REQUIREMENT —
Across the data below, how many lines hold "matplotlib"? Answer with that number and nothing else.

SOURCE EXCERPT —
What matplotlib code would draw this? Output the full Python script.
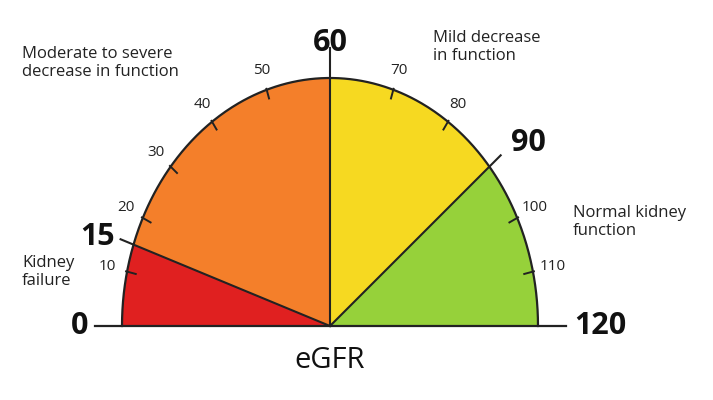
import numpy as np
import matplotlib
matplotlib.use("Agg")
import matplotlib.pyplot as plt
from matplotlib.patches import Polygon

bounds = [0, 15, 60, 90, 120]
zone_colors = ["#e02020", "#f47f2a", "#f6d921", "#96d13a"]
minor_ticks = [10, 20, 30, 40, 50, 70, 80, 100, 110]
zone_labels = ["Kidney\nfailure", "Moderate to severe\ndecrease in function",
               "Mild decrease\nin function", "Normal kidney\nfunction"]

CX, CY, RX, RY = 330, 326, 208, 248

def ang(v):
    return np.radians(180 - v * 1.5)

def rad(t):
    return 1.0 / np.sqrt((np.cos(t) / RX) ** 2 + (np.sin(t) / RY) ** 2)

def pt(v, scale=1.0, extra=0.0):
    t = ang(v)
    r = rad(t) * scale + extra
    return CX + r * np.cos(t), CY - r * np.sin(t)

fig = plt.figure(figsize=(7.13, 4.0), dpi=100)
ax = fig.add_axes([0, 0, 1, 1])
ax.set_xlim(0, 713); ax.set_ylim(400, 0); ax.axis("off")
plt.rcParams["font.family"] = ["Open Sans", "DejaVu Sans"]

for i in range(4):
    vs = np.linspace(bounds[i], bounds[i + 1], 100)
    pts = [(CX, CY)] + [pt(v) for v in vs]
    ax.add_patch(Polygon(pts, closed=True, facecolor=zone_colors[i], edgecolor="none"))

vs = np.linspace(0, 120, 400)
xs, ys = zip(*[pt(v) for v in vs])
ax.plot(xs, ys, color="#222", lw=1.6)
ax.plot([95, 566], [CY, CY], color="#222", lw=1.6)

for b, ext in [(15, 14), (60, 30), (90, 16)]:
    x1, y1 = pt(b, extra=ext)
    ax.plot([CX, x1], [CY, y1], color="#222", lw=1.5)

for v in minor_ticks:
    x0, y0 = pt(v, extra=-9)
    x1, y1 = pt(v, extra=1)
    ax.plot([x0, x1], [y0, y1], color="#222", lw=1.4)
    lx, ly = pt(v, extra=20)
    ax.text(lx, ly, str(v), ha="center", va="center", fontsize=11, color="#222")

big = {0: (80, 326), 15: (98, 237), 60: (330, 43), 90: (528, 143), 120: (600, 326)}
for v, (x, y) in big.items():
    ax.text(x, y, str(v), ha="center", va="center", fontsize=22, fontweight="bold",
            color="#111", family=["Liberation Sans Narrow", "Open Sans", "DejaVu Sans"])

ax.text(22, 272, zone_labels[0], ha="left", va="center", fontsize=12, color="#222", linespacing=1.1)
ax.text(22, 63, zone_labels[1], ha="left", va="center", fontsize=12, color="#222", linespacing=1.1)
ax.text(433, 47, zone_labels[2], ha="left", va="center", fontsize=12, color="#222", linespacing=1.1)
ax.text(573, 222, zone_labels[3], ha="left", va="center", fontsize=12, color="#222", linespacing=1.1)
ax.text(330, 360, "eGFR", ha="center", va="center", fontsize=21, color="#111")

fig.savefig("out.png", dpi=100)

EXPECTED OUTPUT —
5